PROBLEM DETAILS:
Repeat, exactly and in full, the lines of the listing below, but without any pictures.

+++

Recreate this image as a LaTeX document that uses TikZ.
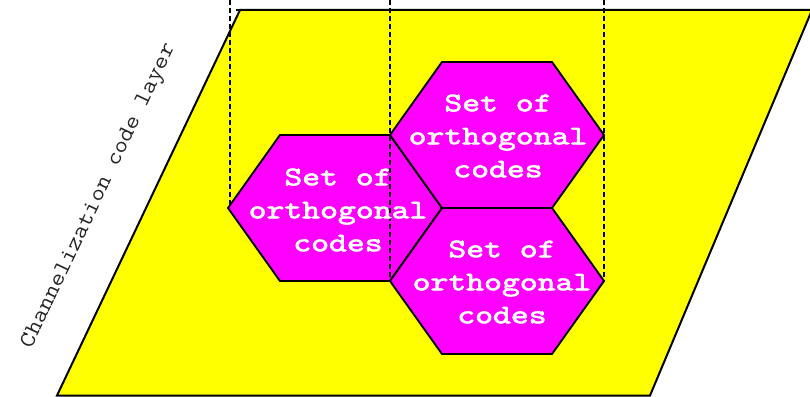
\documentclass[tikz,border=0pt]{standalone}
\usepackage{fontspec}
\newfontfamily\cellfont[FakeBold=2.2]{lmmono10-regular.otf}
\definecolor{layeryellow}{RGB}{255,255,0}
\definecolor{cellmagenta}{RGB}{255,0,255}
\begin{document}
\begin{tikzpicture}[x=1pt,y=-1pt,
  layer/.style={fill=layeryellow,draw=black,line width=2pt,line join=miter},
  cell/.style={fill=cellmagenta,draw=black,line width=1.9pt,line join=miter},
  guide/.style={draw=black,line width=1.2pt,dash pattern=on 5pt off 3pt},
  celltext/.style={text=white,font=\cellfont\fontsize{27}{33}\selectfont,align=center,inner sep=0pt},
  layerlabel/.style={text=black!85,font=\ttfamily\fontsize{23}{26}\selectfont,rotate=64.6,inner sep=0pt}
]
\useasboundingbox (0,0) rectangle (810,396);
% layer
\coordinate (P1) at (240,10);
\coordinate (P2) at (812,10);
\coordinate (P3) at (650,395.5);
\coordinate (P4) at (57,395.5);
\path[layer] (P1) -- (P2) -- (P3) -- (P4) -- cycle;
\draw[black,line width=2pt] (236,10) -- (P1);
% hex cells
\foreach \n/\cx/\cy in {L/335/208, T/497/135, B/497/281}{
  \coordinate (\n w) at (\cx-107,\cy);
  \coordinate (\n e) at (\cx+107,\cy);
  \path[cell] (\n w) -- (\cx-55,\cy-73) -- (\cx+55,\cy-73) -- (\n e) -- (\cx+55,\cy+73) -- (\cx-55,\cy+73) -- cycle;
}
% guides
\coordinate (g1) at (230,0);
\coordinate (g2) at (390,0);
\coordinate (g3) at (604,0);
\draw[guide] (g1) -- (g1 |- Lw);
\draw[guide] (g2) -- (Bw);
\draw[guide] (g3) -- (Be);
% texts
\node[celltext] (tL) at (338,210) {\scalebox{1.26}[1]{Set of}\\\scalebox{1.26}[1]{orthogonal}\\\scalebox{1.26}[1]{codes}};
\node[celltext] (tT) at (498,136) {\scalebox{1.26}[1]{Set of}\\\scalebox{1.26}[1]{orthogonal}\\\scalebox{1.26}[1]{codes}};
\node[celltext] (tB) at (502,282) {\scalebox{1.26}[1]{Set of}\\\scalebox{1.26}[1]{orthogonal}\\\scalebox{1.26}[1]{codes}};
\node[layerlabel] (lab) at (99,196) {\scalebox{1.13}[1]{Channelization code layer}};
\end{tikzpicture}
\end{document}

+++

CORRECT RESPONSE:
Recreate this image as a LaTeX document that uses TikZ.
\documentclass[tikz,border=0pt]{standalone}
\usepackage{fontspec}
\newfontfamily\cellfont[FakeBold=2.2]{lmmono10-regular.otf}
\definecolor{layeryellow}{RGB}{255,255,0}
\definecolor{cellmagenta}{RGB}{255,0,255}
\begin{document}
\begin{tikzpicture}[x=1pt,y=-1pt,
  layer/.style={fill=layeryellow,draw=black,line width=2pt,line join=miter},
  cell/.style={fill=cellmagenta,draw=black,line width=1.9pt,line join=miter},
  guide/.style={draw=black,line width=1.2pt,dash pattern=on 5pt off 3pt},
  celltext/.style={text=white,font=\cellfont\fontsize{27}{33}\selectfont,align=center,inner sep=0pt},
  layerlabel/.style={text=black!85,font=\ttfamily\fontsize{23}{26}\selectfont,rotate=64.6,inner sep=0pt}
]
\useasboundingbox (0,0) rectangle (810,396);
% layer
\coordinate (P1) at (240,10);
\coordinate (P2) at (812,10);
\coordinate (P3) at (650,395.5);
\coordinate (P4) at (57,395.5);
\path[layer] (P1) -- (P2) -- (P3) -- (P4) -- cycle;
\draw[black,line width=2pt] (236,10) -- (P1);
% hex cells
\foreach \n/\cx/\cy in {L/335/208, T/497/135, B/497/281}{
  \coordinate (\n w) at (\cx-107,\cy);
  \coordinate (\n e) at (\cx+107,\cy);
  \path[cell] (\n w) -- (\cx-55,\cy-73) -- (\cx+55,\cy-73) -- (\n e) -- (\cx+55,\cy+73) -- (\cx-55,\cy+73) -- cycle;
}
% guides
\coordinate (g1) at (230,0);
\coordinate (g2) at (390,0);
\coordinate (g3) at (604,0);
\draw[guide] (g1) -- (g1 |- Lw);
\draw[guide] (g2) -- (Bw);
\draw[guide] (g3) -- (Be);
% texts
\node[celltext] (tL) at (338,210) {\scalebox{1.26}[1]{Set of}\\\scalebox{1.26}[1]{orthogonal}\\\scalebox{1.26}[1]{codes}};
\node[celltext] (tT) at (498,136) {\scalebox{1.26}[1]{Set of}\\\scalebox{1.26}[1]{orthogonal}\\\scalebox{1.26}[1]{codes}};
\node[celltext] (tB) at (502,282) {\scalebox{1.26}[1]{Set of}\\\scalebox{1.26}[1]{orthogonal}\\\scalebox{1.26}[1]{codes}};
\node[layerlabel] (lab) at (99,196) {\scalebox{1.13}[1]{Channelization code layer}};
\end{tikzpicture}
\end{document}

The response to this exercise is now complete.